Report all lines holding "this".

* begin DATA PROVIDED *

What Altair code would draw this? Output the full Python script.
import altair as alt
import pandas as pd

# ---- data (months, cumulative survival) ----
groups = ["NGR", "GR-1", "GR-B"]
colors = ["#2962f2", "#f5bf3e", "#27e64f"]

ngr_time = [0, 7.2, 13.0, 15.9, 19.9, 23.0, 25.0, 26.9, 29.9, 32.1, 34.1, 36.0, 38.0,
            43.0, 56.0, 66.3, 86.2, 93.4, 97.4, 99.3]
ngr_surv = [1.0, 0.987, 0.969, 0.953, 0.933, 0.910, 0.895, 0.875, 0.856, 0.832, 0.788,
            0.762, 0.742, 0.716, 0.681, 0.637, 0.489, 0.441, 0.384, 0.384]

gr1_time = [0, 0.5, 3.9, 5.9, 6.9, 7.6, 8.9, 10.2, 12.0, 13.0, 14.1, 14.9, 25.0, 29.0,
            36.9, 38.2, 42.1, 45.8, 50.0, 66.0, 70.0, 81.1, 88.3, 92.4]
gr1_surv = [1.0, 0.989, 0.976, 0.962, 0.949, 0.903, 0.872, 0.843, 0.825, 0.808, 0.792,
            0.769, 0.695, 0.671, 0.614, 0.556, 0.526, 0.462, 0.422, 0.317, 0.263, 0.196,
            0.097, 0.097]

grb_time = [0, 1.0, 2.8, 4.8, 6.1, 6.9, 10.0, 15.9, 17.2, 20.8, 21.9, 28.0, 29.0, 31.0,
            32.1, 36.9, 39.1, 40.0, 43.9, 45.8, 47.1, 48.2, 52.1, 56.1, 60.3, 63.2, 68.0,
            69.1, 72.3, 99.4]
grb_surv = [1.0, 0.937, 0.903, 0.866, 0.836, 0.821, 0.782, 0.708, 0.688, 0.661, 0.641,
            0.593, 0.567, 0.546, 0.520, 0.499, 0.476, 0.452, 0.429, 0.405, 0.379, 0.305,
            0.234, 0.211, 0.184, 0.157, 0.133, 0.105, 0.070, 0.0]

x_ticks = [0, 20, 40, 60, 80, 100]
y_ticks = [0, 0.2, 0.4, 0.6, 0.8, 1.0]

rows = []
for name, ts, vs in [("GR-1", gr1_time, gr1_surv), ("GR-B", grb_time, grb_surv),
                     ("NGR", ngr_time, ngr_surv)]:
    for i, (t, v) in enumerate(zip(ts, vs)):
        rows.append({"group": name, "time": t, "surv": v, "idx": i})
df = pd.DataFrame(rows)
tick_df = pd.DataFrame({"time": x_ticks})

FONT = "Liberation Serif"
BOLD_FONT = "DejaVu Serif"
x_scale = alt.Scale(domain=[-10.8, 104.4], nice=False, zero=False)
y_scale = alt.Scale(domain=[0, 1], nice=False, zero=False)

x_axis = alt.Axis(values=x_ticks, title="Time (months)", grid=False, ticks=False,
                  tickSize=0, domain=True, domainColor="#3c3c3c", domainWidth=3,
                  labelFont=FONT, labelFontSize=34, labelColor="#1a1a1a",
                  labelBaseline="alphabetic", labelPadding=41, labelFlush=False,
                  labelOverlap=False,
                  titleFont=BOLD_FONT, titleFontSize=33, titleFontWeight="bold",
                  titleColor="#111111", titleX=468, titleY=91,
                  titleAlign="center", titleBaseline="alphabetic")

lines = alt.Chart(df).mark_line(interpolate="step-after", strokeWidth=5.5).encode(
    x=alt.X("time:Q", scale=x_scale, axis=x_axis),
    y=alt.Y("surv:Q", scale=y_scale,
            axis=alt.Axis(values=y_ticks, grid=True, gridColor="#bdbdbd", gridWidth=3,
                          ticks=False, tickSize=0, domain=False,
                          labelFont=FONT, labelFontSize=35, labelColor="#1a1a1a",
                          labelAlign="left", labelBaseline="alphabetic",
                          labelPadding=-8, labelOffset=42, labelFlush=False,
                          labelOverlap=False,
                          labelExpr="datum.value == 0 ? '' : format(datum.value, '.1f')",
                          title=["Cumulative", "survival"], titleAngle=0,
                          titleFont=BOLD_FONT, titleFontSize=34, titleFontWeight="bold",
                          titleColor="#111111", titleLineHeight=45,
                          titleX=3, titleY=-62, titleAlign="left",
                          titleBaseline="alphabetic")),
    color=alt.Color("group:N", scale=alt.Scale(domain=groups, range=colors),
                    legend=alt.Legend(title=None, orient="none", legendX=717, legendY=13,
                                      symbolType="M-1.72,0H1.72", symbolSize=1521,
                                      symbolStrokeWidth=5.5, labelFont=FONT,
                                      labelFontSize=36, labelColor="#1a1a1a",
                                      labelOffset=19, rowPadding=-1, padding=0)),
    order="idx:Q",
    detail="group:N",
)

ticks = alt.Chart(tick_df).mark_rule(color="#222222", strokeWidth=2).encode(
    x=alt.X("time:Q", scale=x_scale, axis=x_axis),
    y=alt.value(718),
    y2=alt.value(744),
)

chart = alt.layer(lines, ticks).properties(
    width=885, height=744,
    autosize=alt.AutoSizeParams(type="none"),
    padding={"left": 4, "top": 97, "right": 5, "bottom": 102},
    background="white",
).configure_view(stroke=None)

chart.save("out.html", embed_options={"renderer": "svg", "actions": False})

* end DATA PROVIDED *
* begin DATA PROVIDED *

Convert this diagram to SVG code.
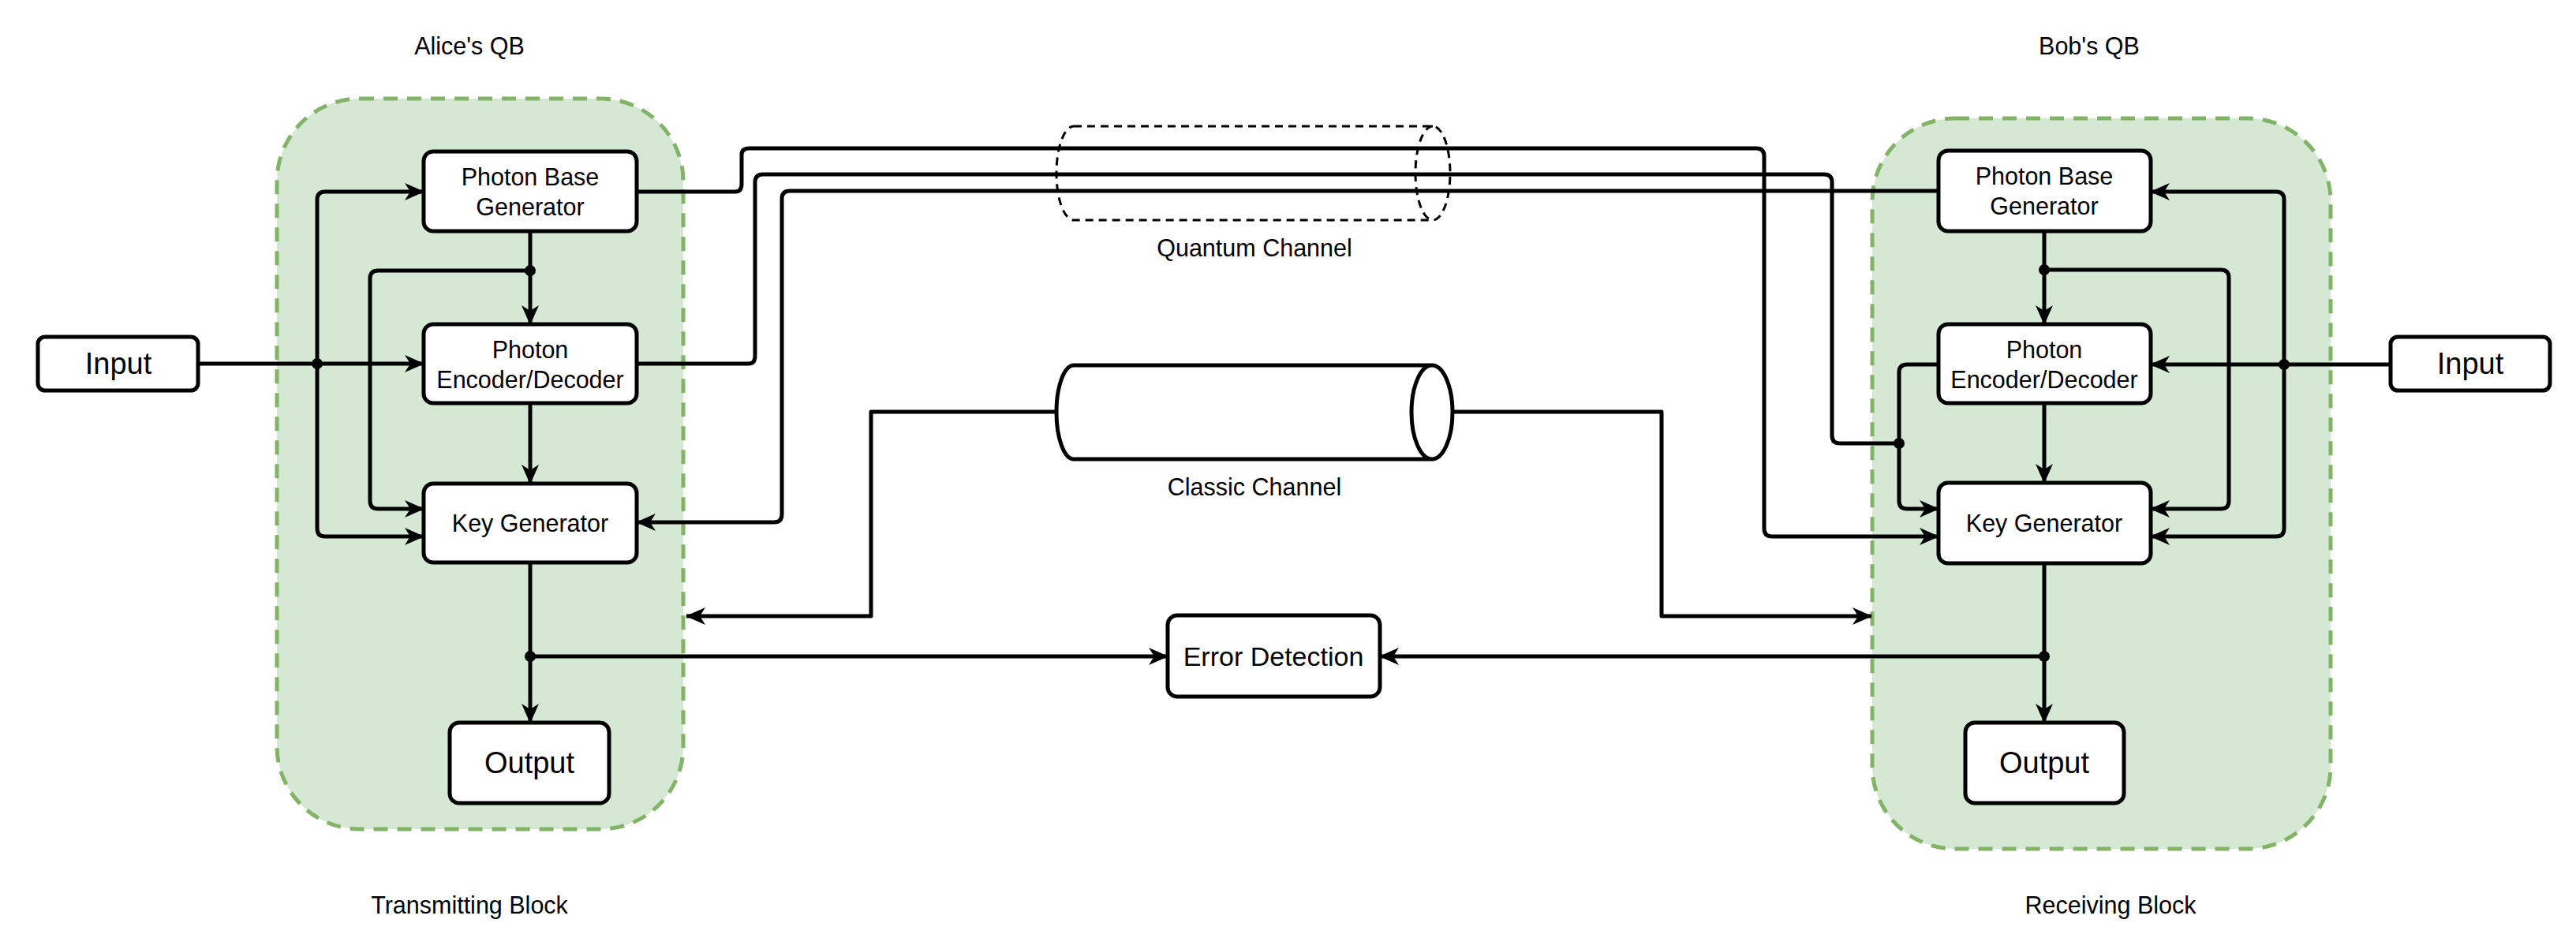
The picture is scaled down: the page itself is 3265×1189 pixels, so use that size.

* end DATA PROVIDED *
* begin DATA PROVIDED *

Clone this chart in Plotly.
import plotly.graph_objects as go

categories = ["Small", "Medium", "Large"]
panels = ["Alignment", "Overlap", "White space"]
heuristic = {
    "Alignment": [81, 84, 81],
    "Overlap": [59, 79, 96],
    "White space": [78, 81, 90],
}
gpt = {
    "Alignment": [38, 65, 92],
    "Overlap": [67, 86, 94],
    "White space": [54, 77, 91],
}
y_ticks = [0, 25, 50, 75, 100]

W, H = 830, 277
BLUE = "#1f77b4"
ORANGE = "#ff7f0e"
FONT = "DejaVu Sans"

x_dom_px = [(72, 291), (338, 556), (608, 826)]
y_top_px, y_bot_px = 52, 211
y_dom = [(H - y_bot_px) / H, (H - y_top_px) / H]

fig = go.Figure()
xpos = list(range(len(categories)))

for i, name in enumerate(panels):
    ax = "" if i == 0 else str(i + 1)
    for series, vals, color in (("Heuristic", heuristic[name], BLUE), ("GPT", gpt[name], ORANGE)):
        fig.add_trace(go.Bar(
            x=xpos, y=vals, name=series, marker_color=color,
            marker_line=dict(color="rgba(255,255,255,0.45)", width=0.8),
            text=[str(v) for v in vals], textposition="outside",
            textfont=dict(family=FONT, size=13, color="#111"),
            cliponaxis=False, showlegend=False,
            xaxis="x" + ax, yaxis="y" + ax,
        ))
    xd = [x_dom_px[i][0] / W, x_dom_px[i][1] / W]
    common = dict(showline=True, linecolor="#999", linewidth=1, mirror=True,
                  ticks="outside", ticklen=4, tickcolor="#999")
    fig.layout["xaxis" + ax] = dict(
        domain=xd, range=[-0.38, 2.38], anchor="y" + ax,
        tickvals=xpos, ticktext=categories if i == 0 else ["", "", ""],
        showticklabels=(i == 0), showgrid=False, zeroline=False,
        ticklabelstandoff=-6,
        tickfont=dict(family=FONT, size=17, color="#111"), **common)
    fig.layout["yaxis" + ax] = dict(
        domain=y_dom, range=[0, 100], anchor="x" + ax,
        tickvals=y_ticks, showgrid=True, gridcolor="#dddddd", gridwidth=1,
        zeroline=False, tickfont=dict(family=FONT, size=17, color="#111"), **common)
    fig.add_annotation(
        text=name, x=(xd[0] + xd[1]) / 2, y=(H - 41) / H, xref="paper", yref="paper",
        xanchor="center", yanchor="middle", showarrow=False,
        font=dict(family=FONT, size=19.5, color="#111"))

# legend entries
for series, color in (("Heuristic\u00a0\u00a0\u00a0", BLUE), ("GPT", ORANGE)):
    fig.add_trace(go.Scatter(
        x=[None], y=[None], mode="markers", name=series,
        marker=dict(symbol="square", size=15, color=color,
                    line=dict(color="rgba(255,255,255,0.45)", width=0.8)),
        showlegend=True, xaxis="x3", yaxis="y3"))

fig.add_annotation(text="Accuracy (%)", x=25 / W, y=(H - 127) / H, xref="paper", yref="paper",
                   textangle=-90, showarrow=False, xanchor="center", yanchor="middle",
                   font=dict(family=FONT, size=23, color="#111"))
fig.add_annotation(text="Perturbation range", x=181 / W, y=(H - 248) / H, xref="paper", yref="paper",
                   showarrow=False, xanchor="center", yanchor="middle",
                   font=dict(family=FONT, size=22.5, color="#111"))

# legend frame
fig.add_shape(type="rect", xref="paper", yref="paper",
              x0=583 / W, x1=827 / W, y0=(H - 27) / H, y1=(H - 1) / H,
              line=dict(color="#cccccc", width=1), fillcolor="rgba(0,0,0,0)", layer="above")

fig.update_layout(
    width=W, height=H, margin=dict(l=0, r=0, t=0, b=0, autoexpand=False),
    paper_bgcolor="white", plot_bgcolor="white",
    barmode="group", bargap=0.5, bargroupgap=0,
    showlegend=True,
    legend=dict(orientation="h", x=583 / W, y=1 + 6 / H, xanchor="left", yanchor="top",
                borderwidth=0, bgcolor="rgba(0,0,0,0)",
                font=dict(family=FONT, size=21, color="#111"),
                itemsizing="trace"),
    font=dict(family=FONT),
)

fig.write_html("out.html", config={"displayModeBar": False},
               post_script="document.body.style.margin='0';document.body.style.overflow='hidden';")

* end DATA PROVIDED *

- FINISHED EXERCISE:
What Altair code would draw this? Output the full Python script.
Convert this diagram to SVG code.
Clone this chart in Plotly.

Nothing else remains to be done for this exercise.